Au bout d’une dizaine de minutes, il quitta sa branche et, en deux coups d’ailes, il alla se percher sur le rebord de la dernière marche de la fontaine. De là, il observait la surface de l’eau. De temps en temps, il levait la tête et me regardait avec le même sourire à la fois sinistre et satisfait. Soudain, il plongea son bec dans l’eau et il le ressortit en tenant un poisson qui se débattait avec des sursauts désespérés. Il le jeta derrière lui. Un second coup de bec pour l’achever et il l’avala d’un coup. Il me regarda une dernière fois puis, en deux battements d’ailes, il rejoignit son perchoir. Même si on doit me prendre pour un fou, je jure qu’il ricanait.
J’interpellai la femme :
- Madame ! Vous avez vu ?
Elle interrompit sa lecture :
- Quoi ?
- Le héron !
- Quel héron ?
- Là, au-dessus de vous !
Elle leva la tête. L’oiseau avait disparu. Au regard qu’elle me jeta, je compris qu’elle avait, sur mon état mental, les doutes les plus sérieux. Je compris que toute explication serait vaine et, marmonnant une vague excuse, je me levai et quittai la place.
J’avais presque atteint la sortie du jardin quand mon portable se mit à vibrer. Il y eut des mots aussi difficiles à dire qu’à entendre : «Accident rarissime…. Tout notre possible… Du courage… »

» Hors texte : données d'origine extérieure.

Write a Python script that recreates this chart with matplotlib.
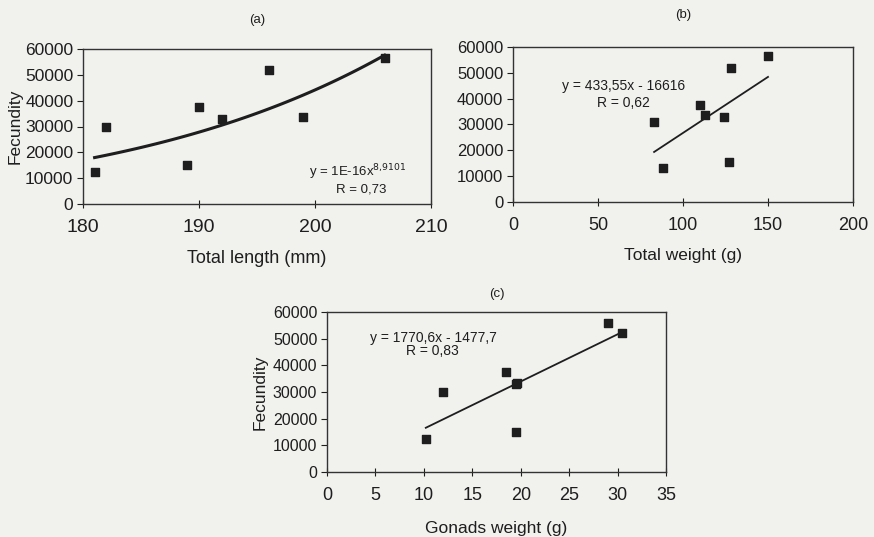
import numpy as np
import matplotlib
matplotlib.use("Agg")
import matplotlib.pyplot as plt

plt.rcParams["font.family"] = ["Liberation Sans", "DejaVu Sans"]

# (a) total length vs fecundity
length_mm = [181, 182, 189, 190, 192, 196, 199, 206]
fec_a = [12500, 30000, 15000, 37500, 33000, 52000, 33500, 56500]

# (b) total weight vs fecundity
weight_g = [83, 88, 110, 113, 124, 127, 128, 150]
fec_b = [31000, 13000, 37500, 33500, 33000, 15500, 52000, 56500]
slope_b, icpt_b = 433.55, -16616

# (c) gonads weight vs fecundity
gonads_g = [10.2, 12, 18.5, 19.5, 19.5, 19.6, 29, 30.5]
fec_c = [12500, 30000, 37500, 33000, 15000, 33500, 56000, 52000]
slope_c, icpt_c = 1770.6, -1477.7

y_ticks = [0, 10000, 20000, 30000, 40000, 50000, 60000]

BG = "#f1f1ee"
INK = "#1e1e1e"

fig = plt.figure(figsize=(8.74, 5.37), dpi=100, facecolor=BG)
W, H = 874, 537


def make_axes(left, top, right, bottom):
    return fig.add_axes([left / W, 1 - bottom / H, (right - left) / W, (bottom - top) / H])


def style(ax, xlim, xticks, xsize, ysize):
    ax.set_facecolor(BG)
    ax.set_xlim(*xlim)
    ax.set_ylim(0, 60000)
    ax.set_xticks(xticks)
    ax.set_yticks(y_ticks)
    for s in ax.spines.values():
        s.set_color("#333333")
        s.set_linewidth(1.0)
    ax.tick_params(axis="x", direction="inout", length=6, width=0.8,
                   labelsize=xsize, colors=INK, pad=8)
    ax.tick_params(axis="y", direction="out", length=4, width=0.8,
                   labelsize=ysize, colors=INK, pad=3)


# panel (a)
ax_a = make_axes(83, 49, 431, 204)
style(ax_a, (180, 210), [180, 190, 200, 210], 14, 12.5)
ax_a.scatter(length_mm, fec_a, marker="s", s=38, color=INK, zorder=3)
b, a = np.polyfit(np.log(length_mm), np.log(fec_a), 1)
xs = np.linspace(min(length_mm), max(length_mm), 100)
ax_a.plot(xs, np.exp(a) * xs ** b, color=INK, lw=2.2)
ax_a.set_xlabel("Total length (mm)", fontsize=13, color=INK, labelpad=10)
ax_a.set_ylabel("Fecundity", fontsize=12.5, color=INK, labelpad=2)
ax_a.set_title("(a)", fontsize=9.5, color=INK, pad=19)
ax_a.text(0.79, 0.205, r"y = 1E-16x$^{8{,}9101}$", transform=ax_a.transAxes,
          ha="center", va="center", fontsize=9.5, color=INK)
ax_a.text(0.80, 0.095, "R = 0,73", transform=ax_a.transAxes,
          ha="center", va="center", fontsize=9.5, color=INK)

# panel (b)
ax_b = make_axes(513, 47, 853, 202)
style(ax_b, (0, 200), [0, 50, 100, 150, 200], 13, 12)
ax_b.scatter(weight_g, fec_b, marker="s", s=38, color=INK, zorder=3)
xb = np.array([min(weight_g), max(weight_g)])
ax_b.plot(xb, slope_b * xb + icpt_b, color=INK, lw=1.3)
ax_b.set_xlabel("Total weight (g)", fontsize=12.5, color=INK, labelpad=10)
ax_b.set_title("(b)", fontsize=9.5, color=INK, pad=21)
ax_b.text(0.325, 0.75, "y = 433,55x - 16616", transform=ax_b.transAxes,
          ha="center", va="center", fontsize=10, color=INK)
ax_b.text(0.325, 0.64, "R = 0,62", transform=ax_b.transAxes,
          ha="center", va="center", fontsize=10, color=INK)

# panel (c)
ax_c = make_axes(327, 312, 666, 472)
style(ax_c, (0, 35), [0, 5, 10, 15, 20, 25, 30, 35], 13, 11.5)
ax_c.scatter(gonads_g, fec_c, marker="s", s=38, color=INK, zorder=3)
xc = np.array([min(gonads_g), max(gonads_g)])
ax_c.plot(xc, slope_c * xc + icpt_c, color=INK, lw=1.3)
ax_c.set_xlabel("Gonads weight (g)", fontsize=12.5, color=INK, labelpad=12)
ax_c.set_ylabel("Fecundity", fontsize=12.5, color=INK, labelpad=4)
ax_c.set_title("(c)", fontsize=9.5, color=INK, pad=11)
ax_c.text(0.315, 0.84, "y = 1770,6x - 1477,7", transform=ax_c.transAxes,
          ha="center", va="center", fontsize=10, color=INK)
ax_c.text(0.31, 0.755, "R = 0,83", transform=ax_c.transAxes,
          ha="center", va="center", fontsize=10, color=INK)

fig.savefig("out.png", dpi=100, facecolor=BG)
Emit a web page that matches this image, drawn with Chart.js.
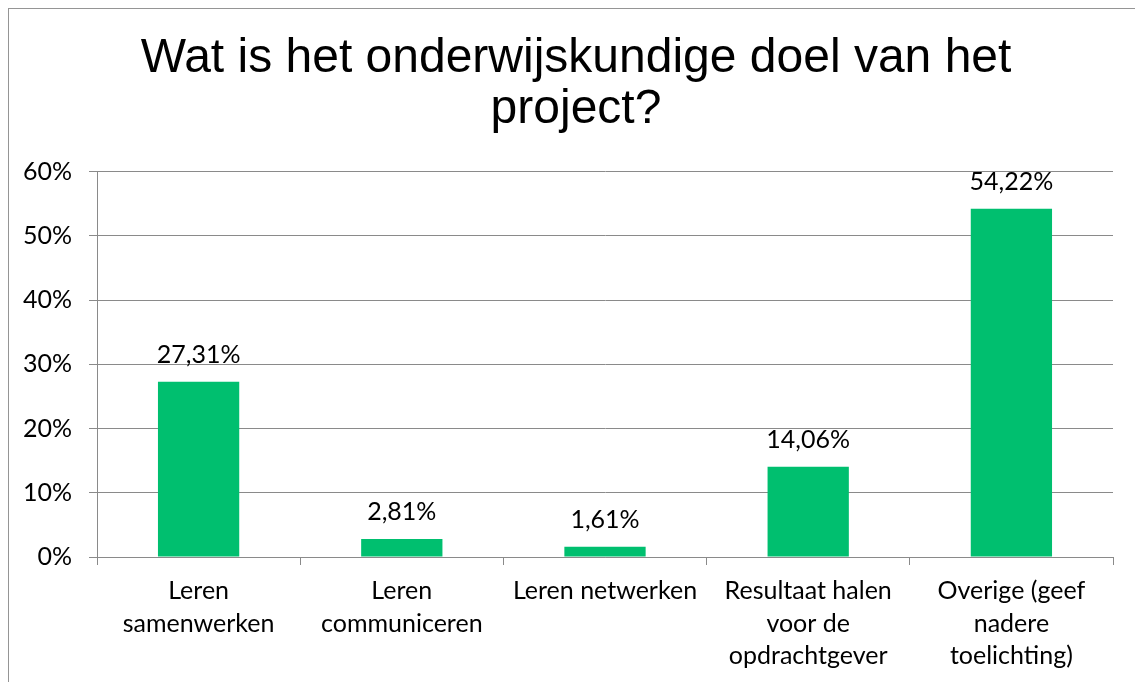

Quand, comme on dit, j’ai dû procéder aux formalités d’usage, je me suis aperçu que la catastrophe était arrivée à l’instant précis où, au bord de la fontaine Médicis, un héron me regardait en ricanant. Quand on dit oiseau de malheur on pense vautour, corbeau, chouette ou hibou, jamais héron. On a tort.